> WHAT YOU HAVE TO DO
Print only the lines from the top of the data through the line with "const lineY = [-0.15, 2.15];", both included, skipping every picture.

> INFORMATION SHOWN
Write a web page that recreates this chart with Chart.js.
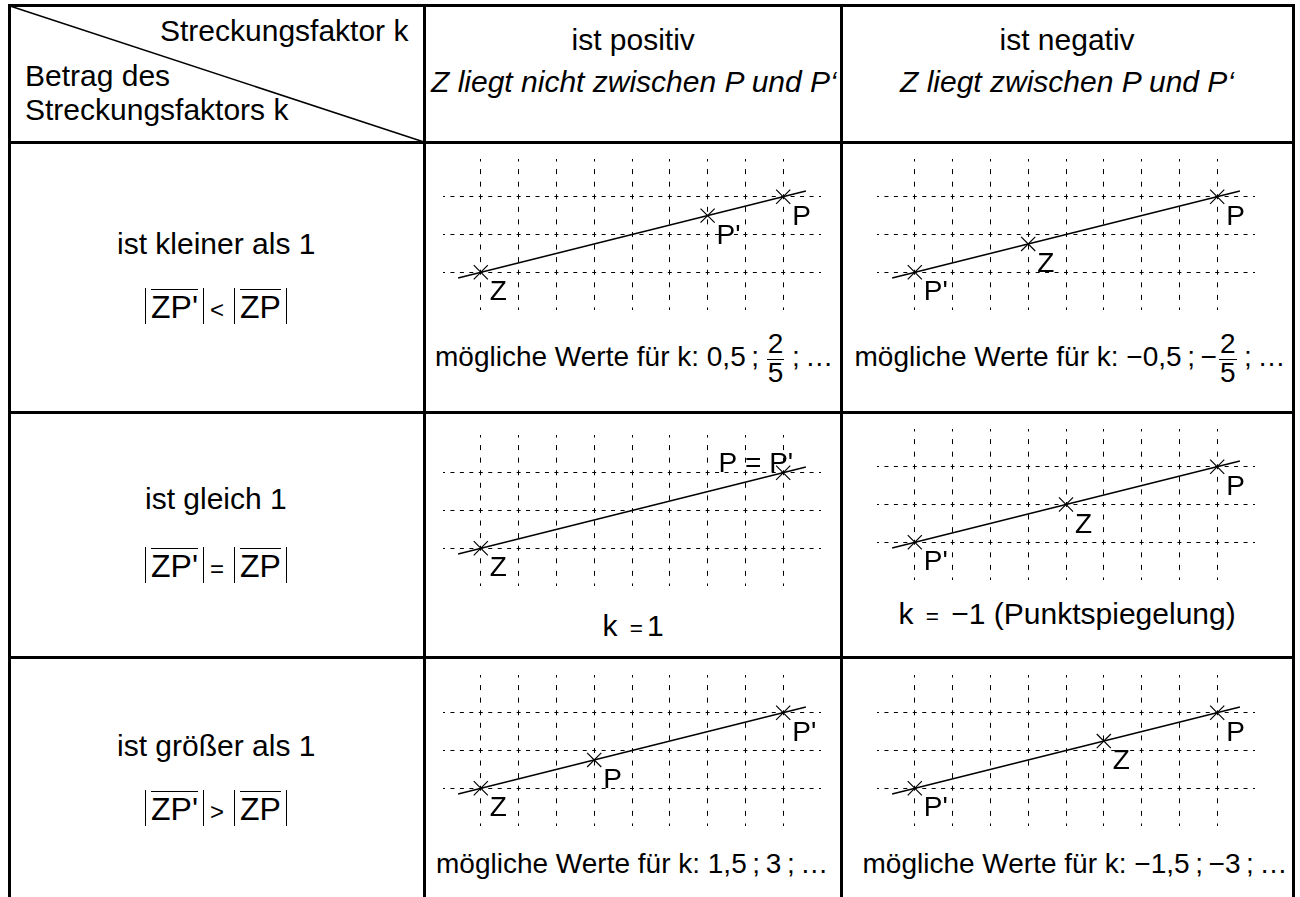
<!DOCTYPE html>
<html>
<head>
<meta charset="utf-8">
<script src="https://cdn.jsdelivr.net/npm/chart.js@4.4.0/dist/chart.umd.min.js"></script>
<style>
html, body { margin: 0; padding: 0; background: #fff; }
body { position: relative; width: 1300px; height: 897px; overflow: hidden;
       font-family: "Liberation Sans", Arial, Helvetica, sans-serif; color: #000; }
.rule { position: absolute; background: #000; }
.t { position: absolute; white-space: nowrap; line-height: 1; }
.i { font-style: italic; }
.frac { display: inline-block; vertical-align: middle; text-align: center; margin: 0 2px; }
.frac span { display: block; line-height: 0.95; }
.frac .num { border-bottom: 1.5px solid #000; padding: 0 1px 1px; }
.abs { display: inline-block; border-left: 1.5px solid #000; border-right: 1.5px solid #000;
       padding: 1px 5px 1px; line-height: 1; }
.ov { display: inline-block; border-top: 1.5px solid #000; line-height: 1; padding-top: 1px; }
.rel { font-size: 0.75em; margin: 0 4px; }
.abs + .rel, .rel + .abs { margin-left: 6px; }
canvas { position: absolute; }
</style>
</head>
<body>
<svg style="position:absolute;left:0;top:0" width="1300" height="897">
  <line x1="10" y1="6" x2="424" y2="142" stroke="#000" stroke-width="1.5"/>
</svg>
<script>
// Raster der kleinen Bilder (Einheiten)
const gridX = [0, 1, 2, 3, 4, 5, 6, 7, 8];
const gridY = [0, 1, 2];
const rangeX = [-1, 9];
const rangeY = [-1, 3];

// Gerade durch Z und P, an beiden Enden etwas verlaengert
const lineX = [-0.6, 8.6];
const lineY = [-0.15, 2.15];

// k kleiner als 1
const kleinerPosNames = ['Z', "P'", 'P'];
const kleinerPosX = [0, 6, 8];
const kleinerPosY = [0, 1.5, 2];
const kleinerNegNames = ["P'", 'Z', 'P'];
const kleinerNegX = [0, 3, 8];
const kleinerNegY = [0, 0.75, 2];

// k gleich 1
const gleichPosNames = ['Z', "P = P'"];
const gleichPosX = [0, 8];
const gleichPosY = [0, 2];
const gleichNegNames = ["P'", 'Z', 'P'];
const gleichNegX = [0, 4, 8];
const gleichNegY = [0, 1, 2];

// k groesser als 1
const groesserPosNames = ['Z', 'P', "P'"];
const groesserPosX = [0, 3, 8];
const groesserPosY = [0, 0.75, 2];
const groesserNegNames = ["P'", 'Z', 'P'];
const groesserNegX = [0, 5, 8];
const groesserNegY = [0, 1.25, 2];

// Tabellenlinien
function rule(l, t, w, h) {
    var d = document.createElement('div');
    d.className = 'rule';
    d.style.cssText = 'left:' + l + 'px;top:' + t + 'px;width:' + w + 'px;height:' + h + 'px';
    document.body.appendChild(d);
}
rule(8, 4, 1287, 3);
rule(8, 4, 3, 893);
rule(423, 4, 3, 893);
rule(840, 4, 3, 893);
rule(1292, 4, 3, 893);
rule(8, 141, 1287, 3);
rule(8, 411, 1287, 3);
rule(8, 656, 1287, 3);

// Text an Grundlinie setzen
function put(html, x, base, align, size, cls) {
    var d = document.createElement('div');
    d.className = 't ' + (cls || '');
    d.style.fontSize = size + 'px';
    d.innerHTML = html + '<span class="bm" style="display:inline-block;width:0;height:0"></span>';
    document.body.appendChild(d);
    var off = d.querySelector('.bm').offsetTop;
    var w = d.offsetWidth;
    d.style.top = (base - off) + 'px';
    var left = x;
    if (align === 'center') left = x - w / 2;
    if (align === 'right') left = x - w;
    d.style.left = left + 'px';
}
function frac(a, b) {
    return '<span class="frac"><span class="num">' + a + '</span><span>' + b + '</span></span>';
}
function betrag(s) {
    return '<span class="abs"><span class="ov">' + s + '</span></span>';
}
var TS = '\u2009';

put('Streckungsfaktor k', 408, 41, 'right', 30);
put('Betrag des', 25, 86, 'left', 30);
put('Streckungsfaktors k', 25, 120, 'left', 30);
put('ist positiv', 633, 50, 'center', 30);
put('Z liegt nicht zwischen P und P‘', 634, 92, 'center', 30, 'i');
put('ist negativ', 1067, 50, 'center', 30);
put('Z liegt zwischen P und P‘', 1067, 92, 'center', 30, 'i');

put('ist kleiner als 1', 216, 254, 'center', 30);
put(betrag("ZP'") + '<span class="rel">&lt;</span>' + betrag('ZP'), 216, 318, 'center', 32);
put('ist gleich 1', 216, 509, 'center', 30);
put(betrag("ZP'") + '<span class="rel">=</span>' + betrag('ZP'), 216, 577, 'center', 32);
put('ist größer als 1', 216, 756, 'center', 30);
put(betrag("ZP'") + '<span class="rel">&gt;</span>' + betrag('ZP'), 216, 820, 'center', 32);

put('mögliche Werte für k: 0,5' + TS + ';' + TS + frac('2', '5') + TS + ';' + TS + '…', 634, 366, 'center', 28);
put('mögliche Werte für k: −0,5' + TS + ';' + TS + '−' + frac('2', '5') + TS + ';' + TS + '…', 1070, 366, 'center', 28);
put('k <span class="rel">=</span>1', 633, 636, 'center', 30);
put('k <span class="rel">=</span> −1 (Punktspiegelung)', 1067, 624, 'center', 30);
put('mögliche Werte für k: 1,5' + TS + ';' + TS + '3' + TS + ';' + TS + '…', 632, 873, 'center', 28);
put('mögliche Werte für k: −1,5' + TS + ';' + TS + '−3' + TS + ';' + TS + '…', 1075, 873, 'center', 28);

// Beschriftung der Punkte
const pointLabels = {
    id: 'pointLabels',
    afterDatasetsDraw: function (chart, args, opts) {
        var ctx = chart.ctx;
        var meta = chart.getDatasetMeta(1);
        ctx.save();
        ctx.font = '28px "Liberation Sans", Arial, sans-serif';
        ctx.fillStyle = '#000';
        meta.data.forEach(function (pt, i) {
            if (i === opts.aboveIndex) {
                ctx.textAlign = 'right';
                ctx.fillText(opts.names[i], pt.x + 10, pt.y - 1);
            } else {
                ctx.textAlign = 'left';
                ctx.fillText(opts.names[i], pt.x + 9, pt.y + 28);
            }
        });
        ctx.restore();
    }
};

const panels = [
    { left: 443, top: 159, names: kleinerPosNames, xs: kleinerPosX, ys: kleinerPosY },
    { left: 877, top: 159, names: kleinerNegNames, xs: kleinerNegX, ys: kleinerNegY },
    { left: 443, top: 435, names: gleichPosNames, xs: gleichPosX, ys: gleichPosY, aboveIndex: 1 },
    { left: 877, top: 429, names: gleichNegNames, xs: gleichNegX, ys: gleichNegY },
    { left: 443, top: 675, names: groesserPosNames, xs: groesserPosX, ys: groesserPosY },
    { left: 877, top: 675, names: groesserNegNames, xs: groesserNegX, ys: groesserNegY }
];

panels.forEach(function (p) {
    var cv = document.createElement('canvas');
    cv.width = 378;
    cv.height = 151;
    cv.style.left = p.left + 'px';
    cv.style.top = p.top + 'px';
    document.body.appendChild(cv);

    new Chart(cv.getContext('2d'), {
        type: 'scatter',
        data: {
            datasets: [{
                data: lineX.map(function (x, i) { return { x: x, y: lineY[i] }; }),
                showLine: true,
                borderColor: '#000',
                borderWidth: 1.5,
                pointRadius: 0
            }, {
                data: p.xs.map(function (x, i) { return { x: x, y: p.ys[i] }; }),
                pointStyle: 'crossRot',
                pointRadius: 10,
                borderColor: '#000',
                backgroundColor: '#000',
                borderWidth: 1.2
            }]
        },
        options: {
            responsive: false,
            animation: false,
            events: [],
            layout: { padding: 0, autoPadding: false },
            plugins: {
                legend: { display: false },
                tooltip: { enabled: false },
                pointLabels: { names: p.names, aboveIndex: p.aboveIndex === undefined ? -1 : p.aboveIndex }
            },
            scales: {
                x: {
                    type: 'linear', min: rangeX[0], max: rangeX[1],
                    afterBuildTicks: function (s) { s.ticks = gridX.map(function (v) { return { value: v }; }); },
                    ticks: { display: false },
                    grid: { color: '#000', lineWidth: 1, drawTicks: false },
                    border: { display: false, dash: [5, 7.58], dashOffset: 2.5 }
                },
                y: {
                    type: 'linear', min: rangeY[0], max: rangeY[1],
                    afterBuildTicks: function (s) { s.ticks = gridY.map(function (v) { return { value: v }; }); },
                    ticks: { display: false },
                    grid: { color: '#000', lineWidth: 1, drawTicks: false },
                    border: { display: false, dash: [4, 5.45], dashOffset: 2 }
                }
            }
        },
        plugins: [pointLabels]
    });
});
</script>
</body>
</html>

> FINISHED ANSWER
Write a web page that recreates this chart with Chart.js.
<!DOCTYPE html>
<html>
<head>
<meta charset="utf-8">
<script src="https://cdn.jsdelivr.net/npm/chart.js@4.4.0/dist/chart.umd.min.js"></script>
<style>
html, body { margin: 0; padding: 0; background: #fff; }
body { position: relative; width: 1300px; height: 897px; overflow: hidden;
       font-family: "Liberation Sans", Arial, Helvetica, sans-serif; color: #000; }
.rule { position: absolute; background: #000; }
.t { position: absolute; white-space: nowrap; line-height: 1; }
.i { font-style: italic; }
.frac { display: inline-block; vertical-align: middle; text-align: center; margin: 0 2px; }
.frac span { display: block; line-height: 0.95; }
.frac .num { border-bottom: 1.5px solid #000; padding: 0 1px 1px; }
.abs { display: inline-block; border-left: 1.5px solid #000; border-right: 1.5px solid #000;
       padding: 1px 5px 1px; line-height: 1; }
.ov { display: inline-block; border-top: 1.5px solid #000; line-height: 1; padding-top: 1px; }
.rel { font-size: 0.75em; margin: 0 4px; }
.abs + .rel, .rel + .abs { margin-left: 6px; }
canvas { position: absolute; }
</style>
</head>
<body>
<svg style="position:absolute;left:0;top:0" width="1300" height="897">
  <line x1="10" y1="6" x2="424" y2="142" stroke="#000" stroke-width="1.5"/>
</svg>
<script>
// Raster der kleinen Bilder (Einheiten)
const gridX = [0, 1, 2, 3, 4, 5, 6, 7, 8];
const gridY = [0, 1, 2];
const rangeX = [-1, 9];
const rangeY = [-1, 3];

// Gerade durch Z und P, an beiden Enden etwas verlaengert
const lineX = [-0.6, 8.6];
const lineY = [-0.15, 2.15];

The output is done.